(EXERCISE BRIEF)
In the following material, identify every line holding the string "this" and return it.

(Charts and diagrams as code)

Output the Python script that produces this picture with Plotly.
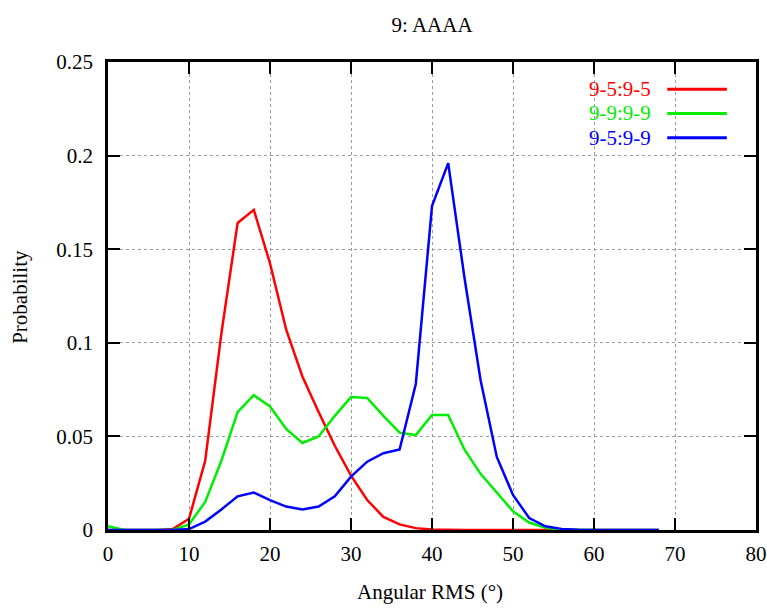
import plotly.graph_objects as go

x_vals = list(range(0, 70, 2))
red_vals = [0, 0, 0, 0, 0.0005, 0.006, 0.037, 0.105, 0.164, 0.171, 0.1425, 0.107, 0.082, 0.063,
            0.045, 0.029, 0.016, 0.007, 0.003, 0.001, 0.0003, 0, 0, 0, 0, 0, 0, 0, 0, 0,
            0, 0, 0, 0, 0]
green_vals = [0.002, 0, 0, 0, 0, 0.003, 0.015, 0.037, 0.063, 0.072, 0.066, 0.054, 0.0465, 0.050,
              0.061, 0.071, 0.0705, 0.061, 0.052, 0.0507, 0.0614, 0.0614, 0.043, 0.030, 0.020,
              0.010, 0.004, 0.0012, 0.0003, 0, 0, 0, 0, 0, 0]
blue_vals = [0, 0, 0, 0, 0, 0.0005, 0.0045, 0.011, 0.018, 0.020, 0.016, 0.0125, 0.011, 0.0125,
             0.018, 0.0285, 0.0365, 0.041, 0.043, 0.078, 0.173, 0.196, 0.135, 0.080, 0.039,
             0.0187, 0.0064, 0.002, 0.0006, 0.0002, 0, 0, 0, 0, 0]
series_names = ["9-5:9-5", "9-9:9-9", "9-5:9-9"]
series_colors = ["#ff0000", "#00ee00", "#0000ff"]
x_ticks = [0, 10, 20, 30, 40, 50, 60, 70, 80]
y_ticks = [0, 0.05, 0.1, 0.15, 0.2, 0.25]

FONT = "Liberation Serif, Times New Roman, serif"
FS = 21

fig = go.Figure()
for name, vals, col in zip(series_names, [red_vals, green_vals, blue_vals], series_colors):
    fig.add_trace(go.Scatter(x=x_vals, y=vals, mode="lines", name=name,
                             line=dict(color=col, width=2.5), showlegend=False))

# custom legend (text left of line sample, like gnuplot)
for i, (name, col) in enumerate(zip(series_names, series_colors)):
    yp = 0.942 - i * 0.052
    fig.add_annotation(x=0.841, y=yp, xref="paper", yref="paper", text=name,
                       showarrow=False, xanchor="right", yanchor="middle",
                       font=dict(color=col, size=FS, family=FONT))
    fig.add_shape(type="line", xref="paper", yref="paper", x0=0.863, x1=0.955,
                  y0=yp, y1=yp, line=dict(color=col, width=3))

# axis titles
fig.add_annotation(x=0.497, y=-0.132, xref="paper", yref="paper", text="Angular RMS (°)",
                   showarrow=False, xanchor="center", yanchor="middle",
                   font=dict(size=FS, family=FONT, color="black"))
fig.add_annotation(x=-0.136, y=0.498, xref="paper", yref="paper", text="Probability",
                   showarrow=False, xanchor="center", yanchor="middle", textangle=-90,
                   font=dict(size=FS, family=FONT, color="black"))

axis_common = dict(
    showline=True, linecolor="black", linewidth=2.5, mirror="allticks",
    ticks="inside", ticklen=12, tickwidth=2, tickcolor="black",
    showgrid=True, gridcolor="#9a9a9a", griddash="dot", gridwidth=1,
    zeroline=False, automargin=False,
    tickfont=dict(size=FS, family=FONT, color="black"),
)

fig.update_layout(
    width=767, height=608,
    margin=dict(l=108, r=11, t=62, b=78),
    paper_bgcolor="white", plot_bgcolor="white",
    title=dict(text="9: AAAA", xref="paper", x=0.5, xanchor="center",
               yref="container", y=0.959, yanchor="middle",
               font=dict(size=FS, family=FONT, color="black")),
    xaxis=dict(range=[0, 80], tickvals=x_ticks, ticklabelstandoff=3, **axis_common),
    yaxis=dict(range=[0, 0.25], tickvals=y_ticks, ticklabelstandoff=8, **axis_common),
)

fig.write_html(
    "out.html",
    config={"displayModeBar": False},
    post_script=("document.body.style.margin='0';"
                 "document.body.style.overflow='hidden';"
                 "document.documentElement.style.overflow='hidden';"),
)
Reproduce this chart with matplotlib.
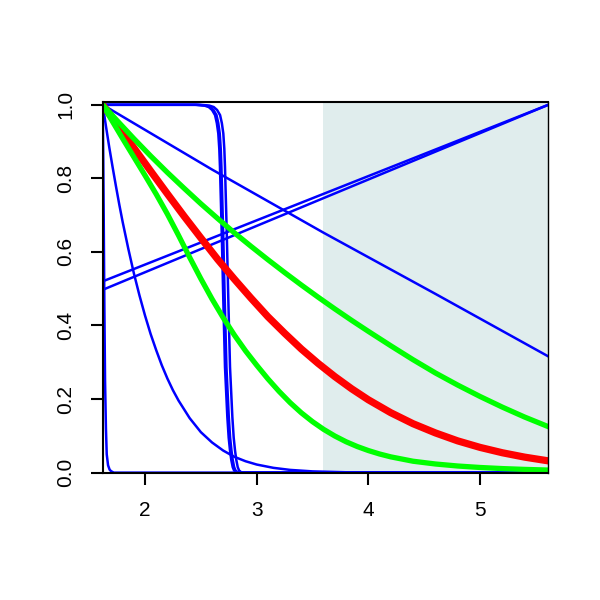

(EXPECTED ANSWER)
Output the Python script that produces this picture with Plotly.
Reproduce this chart with matplotlib.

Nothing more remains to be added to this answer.